Arrayed against them and backing the Islamists are the rival states of Turkey and Qatar.
That would be the same Turkey and Qatar that side with Hamas in Gaza and whom Secretary of State John Kerry attempted to include in a ceasefire agreement between Israel and Hamas last month. It proved a major miscalculation as Israel was furious:
Kerry’s error has been to put so much emphasis on achieving a quick halt to the bloodshed that he has solidified the role of Hamas, the intractable, unpopular Islamist group that leads Gaza, along with the two hard-line Islamist nations that are its key supporters, Qatar and Turkey. In the process, he has undercut not simply the Israelis but also the Egyptians and the Fatah movement that runs the Palestinian Authority, all of which want to see an end to Hamas rule in Gaza.
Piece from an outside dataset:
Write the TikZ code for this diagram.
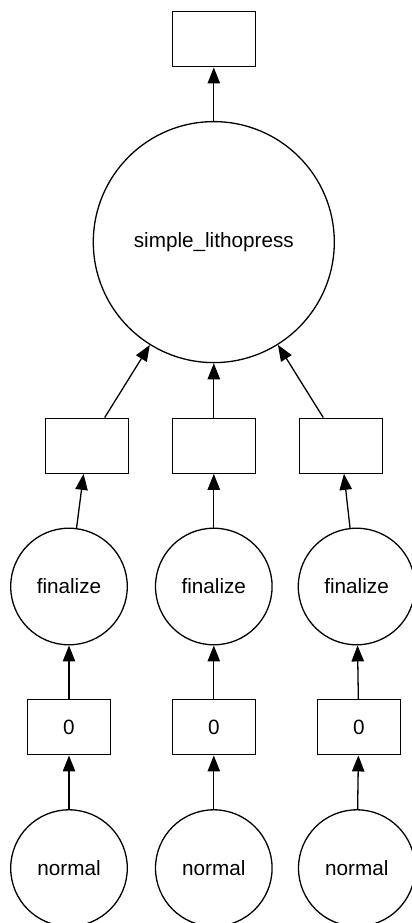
\documentclass[tikz,border=0pt]{standalone}
\usepackage{fontspec}
\setmainfont{Liberation Sans}
\usetikzlibrary{arrows.meta}

\begin{document}
\begin{tikzpicture}[node distance={70.4pt}, line width=0.65pt, >={Triangle[length=8pt,width=6.2pt]},
    task/.style = {draw, circle, inner sep=0pt, minimum size=58.3pt, font=\fontsize{10.35}{12}\selectfont},
    data/.style = {draw, rectangle, inner sep=0pt, minimum width=41.5pt, minimum height=27.5pt, font=\fontsize{10.35}{12}\selectfont}]
            \useasboundingbox (-106.9pt,19.65pt) rectangle (99.1pt,-441.85pt);
            \node[data] (out) {};
            \node[task, minimum size=120.5pt] (press) [below of=out, node distance=101.4pt] {simple\_lithopress};
            \node[data] (m2) [below of=press, node distance=101.8pt] {};
            \node[data] (m1) [left of=m2, node distance=63.3pt] {};
            \node[data] (m3) [right of=m2, node distance=63.5pt] {};
            \node[task] (f2) [below of=m2] {finalize};
            \node[task] (f1) [left of=f2, node distance=72.4pt] {finalize};
            \node[task] (f3) [right of=f2, node distance=71.4pt] {finalize};
            \node[data] (z2) [below of=f2] {0};
            \node[data] (z1) [left of=z2, node distance=72.4pt] {0};
            \node[data] (z3) [right of=z2, node distance=72.5pt] {0};
            \node[task] (n2) [below of=z2] {normal};
            \node[task] (n1) [left of=n2, node distance=72.4pt] {normal};
            \node[task] (n3) [right of=n2, node distance=71.5pt] {normal};
            \draw[->] (press) -- (out);
            \foreach \i in {1,2,3} {
                \draw[->] (n\i) -- (z\i);
                \draw[->] (z\i) -- (f\i);
                \draw[->] (f\i) -- (m\i);
                \draw[->] (m\i) -- (press);
            }
        \end{tikzpicture}
\end{document}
On September 11, 2012, U.S. Ambassador Christopher Stevens and three other Americans were murdered by Islamists in Benghazi. Last month, the U.S. closed its embassy in Tripoli because of Islamists. This week, Tripoli fell to Islamists and the Obama administration was furious with Egypt and the UAE for trying to stop them?!
Of course, some additional irony here is that under Egypt’s Muslim Brotherhood president Mohammed Mursi, Egypt was complicit in the Benghazi attack as our “Ironclad” Report outlines. When Mursi was overthrown in 2013, it was the Obama administration who demanded his release and the release of other Muslim Brotherhood leaders.
If Mursi were still in power, Egypt would likely be helping the Islamists in Libya along with Turkey and Qatar.
Of all the countries involved in this latest operation in Libya – as well as those that support the Islamists there – it is only Turkey that is a formal U.S. ally based on its NATO membership.
Where are the calls for either the U.S. or Turkey to leave NATO?